Consolidated revenue from operations of the company stood at Rs 749 crore for the quarter under consideration. It was Rs 651 crore for the same period a year ago, the company said in a BSE filing.
Besides, despite normalisation in fixed costs (at pre-Covid levels), Ebitda margin came 372 basis points (bps) higher on year-on-year at 32 per cent, driven by improvement in gross margin (up 344 bps YoY).
At 10:10 AM, the stock was trading 6 per cent up at Rs 1850.75 as compared to 0.56 per cent gain in the benchmark S&P BSE Sensex. A total of 5.22 lakh shares have changed hands on the NSE and BSE combined, so far.
HDFC Institutional Equities maintained 'BUY' rating on the stock, with a revised target price of Rs 2,250 per share.

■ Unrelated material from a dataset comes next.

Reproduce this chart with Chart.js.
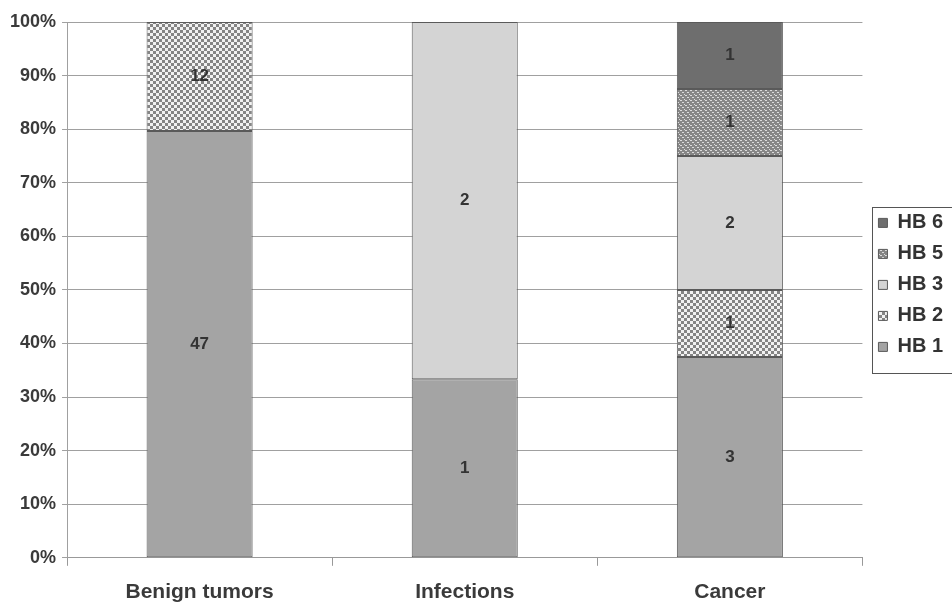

"We believe Ajanta is poised to re-rate as: its high exposure to branded business (around 70 per cent of revenue) offers good growth visibility with superior margins; rising scale in the US ($80mn, doubled in 2 years) will lead to meaningful improvement in profitability; with conclusion of major capex cycle (Rs 1,600 crore+ in the past six years, internally funded) and plant opex reflecting in P&L, operating leverage benefits are expected to drive strong earnings growth of 15 per cent CAGR, core-ROCE expansion of around 465bps to 29 per cent and FCF generation of around Rs 1,400 crore over FY21-FY23.," it said.
Analysts at Anand Rathi were also positive on the company. "India sales were up 12.8 per cent to Rs 220 crore while emerging markets (Africa, rest of Asia) grew 25.3 per cent to Rs 360 crore. A better product mix in branded generics (68 per cent of sales) pushed its gross margin up 344 bps to 77.5 per cent. The Ebitda margin expanded 372bps to 32.3 per cent despite a rise in marketing and promotional expenses and more expenditure on R&D," the brokerage said.
"Launches in India (20-22 a year), 10-12 filings in the US and continued momentum in the Rest of Asia and Africa may drive 14.4%/24.4%/25.7% growth in revenue/EBITDA/PAT over FY20-23. We upgrade FY21e/22e/23e earnings 8%/8.3%/8.7%. We continue to be positive on the company and retain our Buy rating, with a higher target of Rs2,152 from earlier Rs1,980," it said.